Il 31 agosto 2012 moriva il Cardinale Martini.
Oltre 10 anni fa queste parole venivano pronunciate dal cardinal Carlo Maria Martini, cin un incontro fatto a Napoli a un gruppo di giovani studenti di teologia:
“Dobbiamo imparare a convivere come diversi non solo per cultura, ma anche per etnia e religione. Dobbiamo imparare a convivere come diversi, non distruggendoci e non ghettizzandoci, neppure soltanto tollerandoci, ma fermentandoci e vivificandoci a vicenda”.
Le sue parole, in modo lucido, coraggioso e saggio, hanno sempre cercato di trovare le vie del dialogo e della convivenza pacifica. Anche in quella occasione tracciavano un cammino e prospettavano orizzonti diversi da quelli che oggi ci troviamo a vivere non senza una certa preoccupazione.
In questi giorni provocano allarme le immagini in cui la polizia negli Stati Uniti identifica e rimpatria tutti gli immigrati irregolari. Desta grave preoccupazione l’idea di voler separare famiglie che vivono il paradosso di essere costituite da genitori in posizione di irregolarità e figli nati invece sul suolo americano e quindi cittadini.
E le cose non cambiano se guardiano alle vicende di casa nostra. L’azione del Consiglio dei Ministri, che attraverso decreti legge attua disposizioni urgenti sul fenomeno migratorio, ci lascia amareggiati.
Ciò che sembra sfuggire ai politici di tutte le latitudini è che il mondo di oggi è lo specchio di quello di domani: è il mondo della convivenza tra persone di diverse culture, religioni ed etnie
, faticosamente ricercata, che richiede la lungimirante corresponsabilità della politica e l’impegno civile di ogni cittadino, per non subire battute di arresto e arretramenti.
Ancora in un discorso al Comune di Milano, il 28 giugno del 2002, il Cardinal Martini diceva:
“Mai infatti come in questo tempo stiamo sperimentando, più ancora che la forza, la debolezza delle nostre città. Eventi drammatici che hanno toccato altre metropoli, il riproporsi recente di oscure minacce e più in generale la complessità dei processi in atto nei grandi agglomerati urbani sembrano indurre a un senso di sgomento di fronte alla difficoltà di reggere alle sfide che pone la grande città… La città è invece luogo di una identità che si ricostruisce continuamente a partire dal nuovo, dal diverso, e la sua natura incarna il coordinamento delle due tensioni che arricchiscono e rallegrano la vita dell’uomo: la fatica dell’apertura e la dolcezza del riconoscimento. Ambrogio le caratterizzava secondo la nota formula: cercare sempre il nuovo e custodire ciò che si è conseguito”.

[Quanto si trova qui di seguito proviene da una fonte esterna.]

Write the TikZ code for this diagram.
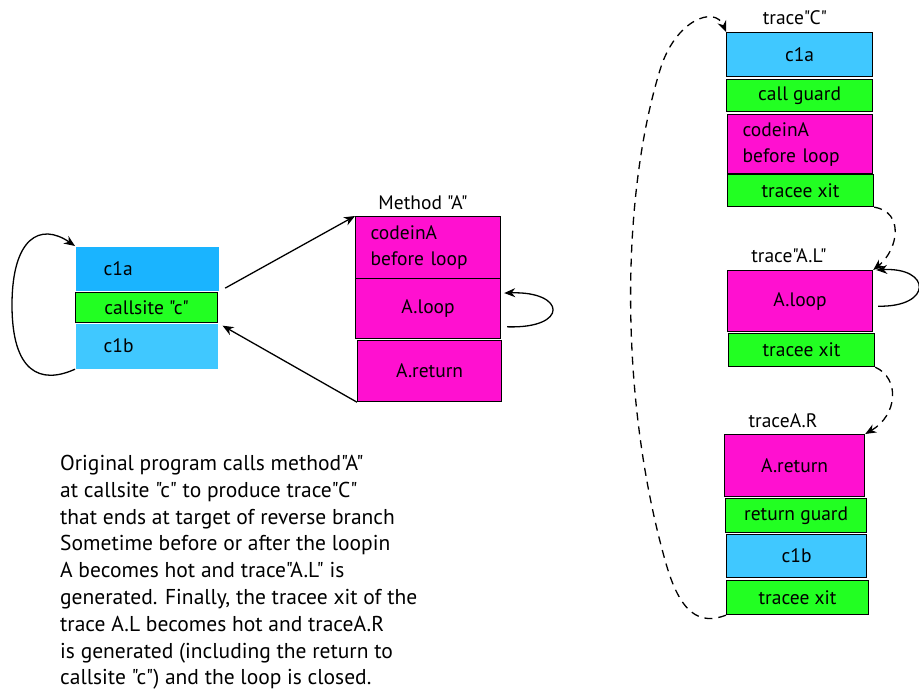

Sempre il cardinal Martini nello stesso discorso continuava:
“Ed è soprattutto ai deboli che va il nostro pensiero. È inutile illudersi: la storia insegna che quasi mai è stato il pane ad andare verso i poveri, ma i poveri ad andare dove c’è il pane. Scegliersi l’ospite è un avvilire l’ospitalità, diceva Ambrogio. Ma ciò non significa un’accettazione passiva, subita e dissennata, né l’accoglimento solo di quell’ospite che sia simile a noi: il magnanimo ospitante non teme il diverso perché è forte della propria identità. Il vero problema è che le nostre città, al di là delle accelerazioni indotte da fatti contingenti, non sono più sicure della propria identità e del proprio ruolo umanizzatore, e scambiano questa loro insicurezza di fondo con una insicurezza di importazione”.
Dovremmo fare tesoro di queste parole profetiche, che tracciano un cammino e individuano delle priorità, pena il rischio di smarrire la nostra umanità.